Dataset section
# # #

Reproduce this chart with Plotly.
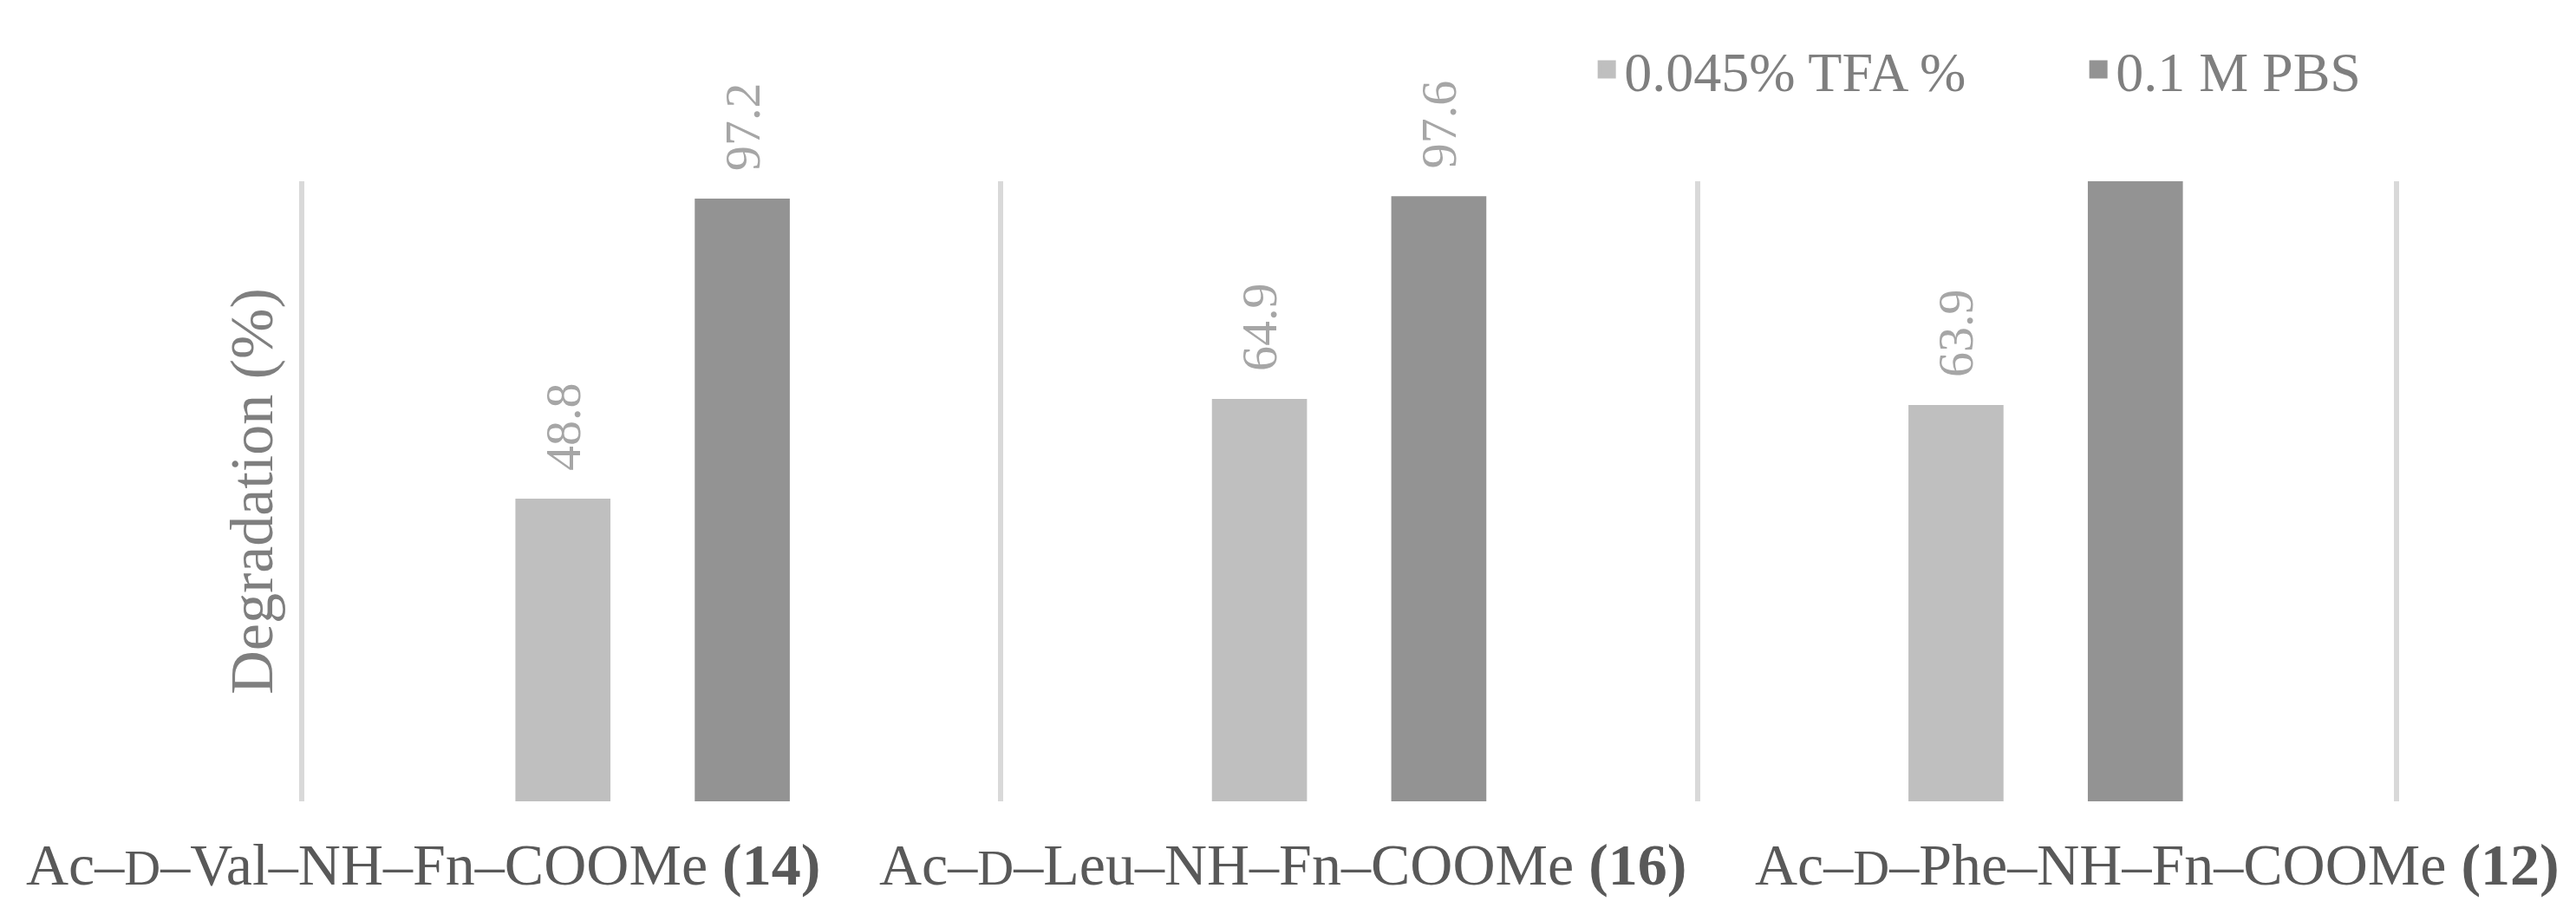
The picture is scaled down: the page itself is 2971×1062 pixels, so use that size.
import plotly.graph_objects as go

SMALL_D = "<span style='font-size:58px'>D</span>"
categories = [
    f"Ac–{SMALL_D}–Val–NH–Fn–COOMe <b>(14)</b>",
    f"Ac–{SMALL_D}–Leu–NH–Fn–COOMe <b>(16)</b>",
    f"Ac–{SMALL_D}–Phe–NH–Fn–COOMe <b>(12)</b>",
]
series_names = ["0.045% TFA %", "0.1 M PBS"]
tfa_values = [48.8, 64.9, 63.9]
pbs_values = [97.2, 97.6, 100.0]
tfa_labels = ["48.8", "64.9", "63.9"]
pbs_labels = ["97.2", "97.6", ""]
series_colors = ["#bfbfbf", "#939393"]

cat_keys = ["c14", "c16", "c12"]
label_x = [-0.33, 0.905, 2.16]

FONT = "Liberation Serif, Times New Roman, serif"

fig = go.Figure()
for name, vals, labs, col in zip(series_names, [tfa_values, pbs_values],
                                 [tfa_labels, pbs_labels], series_colors):
    fig.add_trace(go.Bar(
        x=cat_keys, y=vals, name=name, showlegend=False,
        marker=dict(color=col, line=dict(width=0)),
        text=labs, texttemplate="\u00a0\u00a0%{text}",
        textposition="outside", textangle=-90, constraintext="none",
        textfont=dict(family=FONT, size=58, color="#a6a6a6"),
        cliponaxis=False,
    ))
# legend entries
for name, col in zip(series_names, series_colors):
    fig.add_trace(go.Scatter(
        x=[None], y=[None], mode="markers", name=name,
        marker=dict(symbol="square", size=30, color=col,
                    line=dict(width=12, color=col)),
    ))

annotations = []
for xi, lab in zip(label_x, categories):
    annotations.append(dict(
        x=xi, xref="x", y=-0.102, yref="paper", text=lab, showarrow=False,
        xanchor="center", yanchor="middle",
        font=dict(family=FONT, size=68, color="#595959"),
    ))

fig.update_layout(
    width=2971, height=1062,
    margin=dict(l=343, r=202, t=201, b=146),
    paper_bgcolor="white", plot_bgcolor="white",
    barmode="group", bargap=0.485, bargroupgap=0.47,
    font=dict(family=FONT, color="#7f7f7f"),
    showlegend=True,
    legend=dict(
        orientation="h", x=0.615, xanchor="left", y=1.18, yanchor="middle",
        font=dict(family=FONT, size=64, color="#7f7f7f"),
        bgcolor="rgba(0,0,0,0)", entrywidth=522, traceorder="normal",
        itemsizing="trace",
    ),
    xaxis=dict(
        type="category", tickson="boundaries", showgrid=True,
        gridcolor="#d9d9d9", gridwidth=6, showticklabels=False, ticks="",
        showline=False, zeroline=False, range=[-0.5, 2.5],
    ),
    yaxis=dict(
        range=[0, 100], showgrid=False, showticklabels=False, ticks="",
        showline=True, mirror=True, linecolor="#d9d9d9", linewidth=6,
        zeroline=False, automargin=False,
        title=dict(text="Degradation (%)", standoff=10,
                   font=dict(family=FONT, size=70, color="#7f7f7f")),
    ),
    annotations=annotations,
)

fig.write_html("out.html")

# # #

Your goal
Extract from the data every line where "size" shows up.

Result
The picture is scaled down: the page itself is 2971×1062 pixels, so use that size.
SMALL_D = "<span style='font-size:58px'>D</span>"
        textfont=dict(family=FONT, size=58, color="#a6a6a6"),
        marker=dict(symbol="square", size=30, color=col,
        font=dict(family=FONT, size=68, color="#595959"),
        font=dict(family=FONT, size=64, color="#7f7f7f"),
                   font=dict(family=FONT, size=70, color="#7f7f7f")),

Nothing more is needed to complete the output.